Like if the government said "We are going to have a Manhattan Project for Nano Robotic Assemblers and are willing to spend billions of dollars specifically for this goal", what would be the most efficient and direct way to reach that goal?

[phillipsted]

Very interesting information, SolidState! Thanks for sharing - I learned something new today! :)

TedP

[SolidState]

What I don't think is happening is a size scale understanding. A carbon-carbon bond is about 0.15 nanometers. A cell is generally >1000 nm. Atoms are generally < 0.5nm across. Our current minimal resolution using electron beams and EUV is 8 nm on only a single material.

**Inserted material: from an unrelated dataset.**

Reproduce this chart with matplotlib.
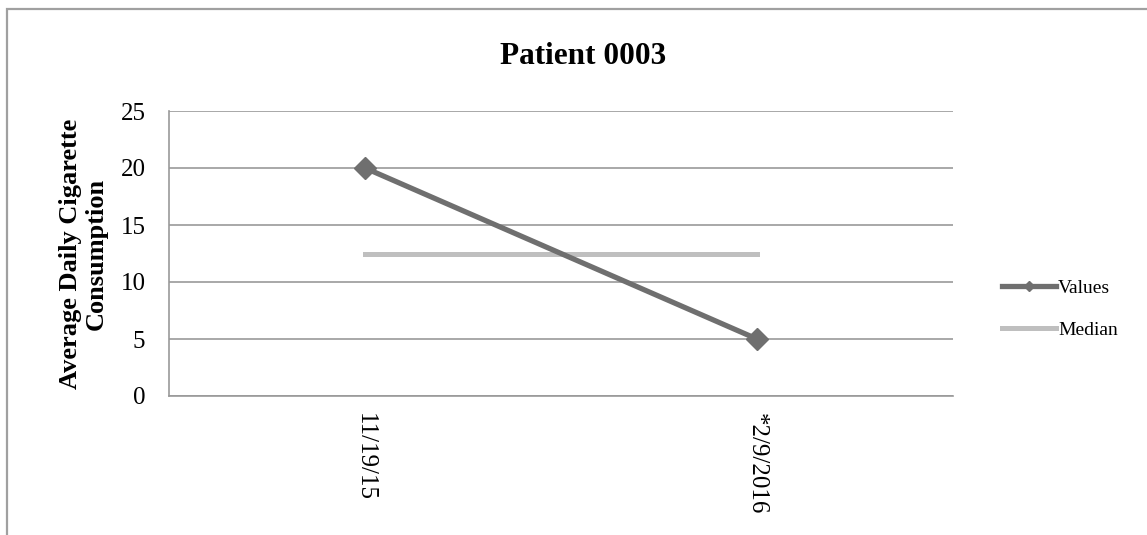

Diamond can be grown in very few settings - primarily via Chemical Vapor Deposition. The fundamentally false idea that you and these authors are pretending is true is that atoms will go where you want them to if you put them there. The best guy at doing this in the solid is a guy named David Johnson, and even he ends up using vacuum chambers that are bigger than a person to do a very select set of materials this way in thicknesses on the order of 50 nm. He can only control unidirectional growth (down to 1 nm or so), and he must use thermodynamics to generate a final product - i.e. it's controlled by where the atoms want to be, not exactly where he put them.

At the atomic scale, atoms move to thermodynamically stable places - be the thermodynamics physically or chemically driven. Atomic printing only works when you initially place atoms where they want to go in the symmetric orientation that they find suitable in the environmental conditions present. Diamond only grows in certain pressure and temperature ranges, and unless you mimic those, the atoms will not arrange in tetrahedral coordinations leaving you with diamond-like carbon.

Your question is the nano-equivalent of asking a NASA scientist when the space shuttles will have transporters.

[SolidState]

If you're interested in the growth of diamond, you should look into the best work I've seen on the subject. It's by Yu Fei Meng and Russel Hemley at Carnegie in Washington DC. You'll see where the state of that art is, and you may also come away with some better understanding of what it takes to make diamond.

[JD Spydo]

The 2 sectors of "nanotechnology" that I am most intrigued with and looking forward to are the nanotech lubrication products and the strong advances that they have made in the science of ceramics.

My nephew has a "Phd" in physics and he has told me that "nanotechnology" is truly going to open a "Pandora's Box" into many scientific endeavors. I do believe that in our lifetime they will develop a lubrication that will eliminate all friction and there will be no wear & tear to contend with.

Now as far as knifemaking and what nanotech can do in the areas of metallurgy I can't comment on but you can be rest assured it will be an area that they will be exploring.